Um poema que sumaria a saga do negro brasileiro, desde a África de suas
origens até as senzalas da casa-grande. Um enredo que marca até hoje os seus
descendentes, naquilo que não contam com igualdade de oportunidades para poderem
progredir na vida.
Ou por outra: igualdade de oportunidades, sem igualdade no ponto de
partida, torna-se um discurso vazio e hipócrita. Pois o governo privatizou a
educação básica, deixando à míngua quem depende de escolas públicas do ensino
fundamental e médio – de qualidade ultrainsatisfatória –, de forma que jamais
os negros, a comporem a maioria dos pobres desta nação, chegarão em igualdade
de condições no mercado de trabalho, quer público quer privado.
Por conseguinte, procuram-se negros na direção das empresas e
empreendimentos brasileiros... São um infinitésimo percentual.

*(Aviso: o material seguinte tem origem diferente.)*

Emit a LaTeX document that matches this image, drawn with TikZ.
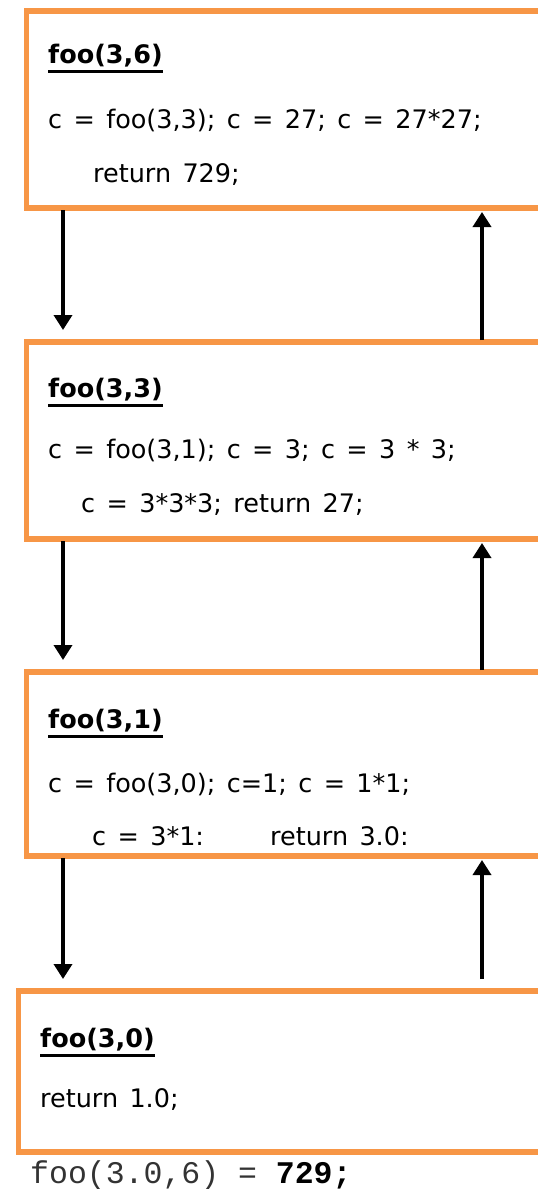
\documentclass[tikz,border=0pt]{standalone}
\usepackage{fontspec}
\setmainfont{DejaVu Sans}[WordSpace=1.4]
\setmonofont{Liberation Mono}
\usetikzlibrary{arrows.meta}
\definecolor{boxorange}{HTML}{F79646}
\definecolor{codegray}{HTML}{333333}
\begin{document}
\begin{tikzpicture}[x=1pt,y=-1pt,
  framebox/.style={draw=boxorange,line width=5.5pt,fill=white,rectangle,anchor=north west,inner sep=0pt,outer sep=0pt},
  txt/.style={anchor=base west,inner sep=0pt,font=\fontsize{25.5}{29}\selectfont},
  ttl/.style={txt,font=\fontsize{25.5}{29}\selectfont\bfseries},
  uline/.style={line width=2.2pt,black},
  arr/.style={line width=3.5pt,-{Triangle[length=15pt,width=18pt]}}]
\useasboundingbox (0,0) rectangle (538,1189);
\fill[white] (0,0) rectangle (538,1189);
% boxes
\node[framebox,minimum width=540pt,minimum height=197pt] (b1) at (26.5,11) {};
\node[framebox,minimum width=540pt,minimum height=197pt] (b2) at (26.5,342) {};
\node[framebox,minimum width=540pt,minimum height=184pt] (b3) at (26.5,672) {};
\node[framebox,minimum width=550pt,minimum height=161pt] (b4) at (18.5,991) {};
% texts box 1
\node[ttl] (t1a) at (48,63) {foo(3,6)};
\node[txt] (t1b) at (48,128) {c = foo(3,3); c = 27; c = 27*27;};
\node[txt] (t1c) at (93,182) {return 729;};
% box 2
\node[ttl] (t2a) at (48,397) {foo(3,3)};
\node[txt] (t2b) at (48,458) {c = foo(3,1); c = 3; c = 3 * 3;};
\node[txt] (t2c) at (81,512) {c = 3*3*3; return 27;};
% box 3
\node[ttl] (t3a) at (48,728) {foo(3,1)};
\node[txt] (t3b) at (48,792) {c = foo(3,0); c=1; c = 1*1;};
\node[txt] (t3c) at (92,845) {c = 3*1:};
\node[txt] (t3d) at (270,845) {return 3.0:};
% box 4
\node[ttl] (t4a) at (40,1047) {foo(3,0)};
\node[txt] (t4b) at (40,1107) {return 1.0;};
% underlines
\foreach \t in {t1a,t2a,t3a,t4a}
  \draw[uline] ([yshift=-8.5pt]\t.base west) -- ([yshift=-8.5pt]\t.base east);
% result
\node[anchor=base west,inner sep=0pt,font=\fontsize{31.5}{34}\selectfont\ttfamily,text=codegray] (res) at (30,1183) {foo(3.0,6) = \textcolor{black}{\textbf{729;}}};
% arrows
\draw[arr] ([xshift=36.5pt,yshift=-2pt]b1.south west) -- ([xshift=36.5pt,yshift=12pt]b2.north west);
\draw[arr] ([xshift=36.5pt,yshift=-2pt]b2.south west) -- ([xshift=36.5pt,yshift=12pt]b3.north west);
\draw[arr] ([xshift=36.5pt,yshift=-2pt]b3.south west) -- ([xshift=44.5pt,yshift=12pt]b4.north west);
\draw[arr] ([xshift=455.5pt,yshift=2pt]b2.north west) -- ([xshift=455.5pt,yshift=-4pt]b1.south west);
\draw[arr] ([xshift=455.5pt,yshift=2pt]b3.north west) -- ([xshift=455.5pt,yshift=-4pt]b2.south west);
\draw[arr] ([xshift=463.5pt,yshift=12pt]b4.north west) -- ([xshift=455.5pt,yshift=-4pt]b3.south west);
\end{tikzpicture}
\end{document}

Grassam eles nos
grandes espaços urbanos favelizados das maiores capitais do país, conformando a
paisagem indelével que os turistas vindos de outras paragens mais amenas são forçados a
constatar de plano!
J.A.R. – H.C.
Raul Bopp
(1898-1984)
Negro
Pesa em teu sangue a
voz de ignoradas origens.
As florestas
guardaram na sombra o segredo da tua história.
A sua primeira
inscrição em baixo-relevo
foi uma chicotada no
lombo.
Um dia
atiraram-te no bojo
de um navio negreiro.
E durante longas
noites e noites
vieste escutando o
rugido do mar
como um soluço no
porão soturno.
O mar era um irmão da
tua raça.
Uma madrugada
baixaram as velas do
convés.
Havia uma nesga de terra
e um porto.
Armazéns com
depósitos de escravos
e a queixa dos teus
irmãos amarrados em coleiras de ferro.
Principiou aí a sua
história.
O resto,
o que ficou para
trás,
o Congo, as florestas
e o mar
continuam a doer na
corda do urucungo. (*)
De: “Urucungo: poemas negros” (1932)
Capoeira
(Johann Moritz
Rugendas: pintor alemão)
Nota:
(*) Instrumento musical africano.
Referência:
BOPP, Raul. Negro. In: __________. Seleta em prosa e verso. Organização,
estudo e notas do Prof. Amariles Guimarães Hill. Rio de Janeiro, GB: Livraria
José Olympio Editora; Brasília, DF: Instituto Nacional do Livro - Ministério da
Educação e Cultura, 1975. p. 13. (Coleção “Brasil Moço”)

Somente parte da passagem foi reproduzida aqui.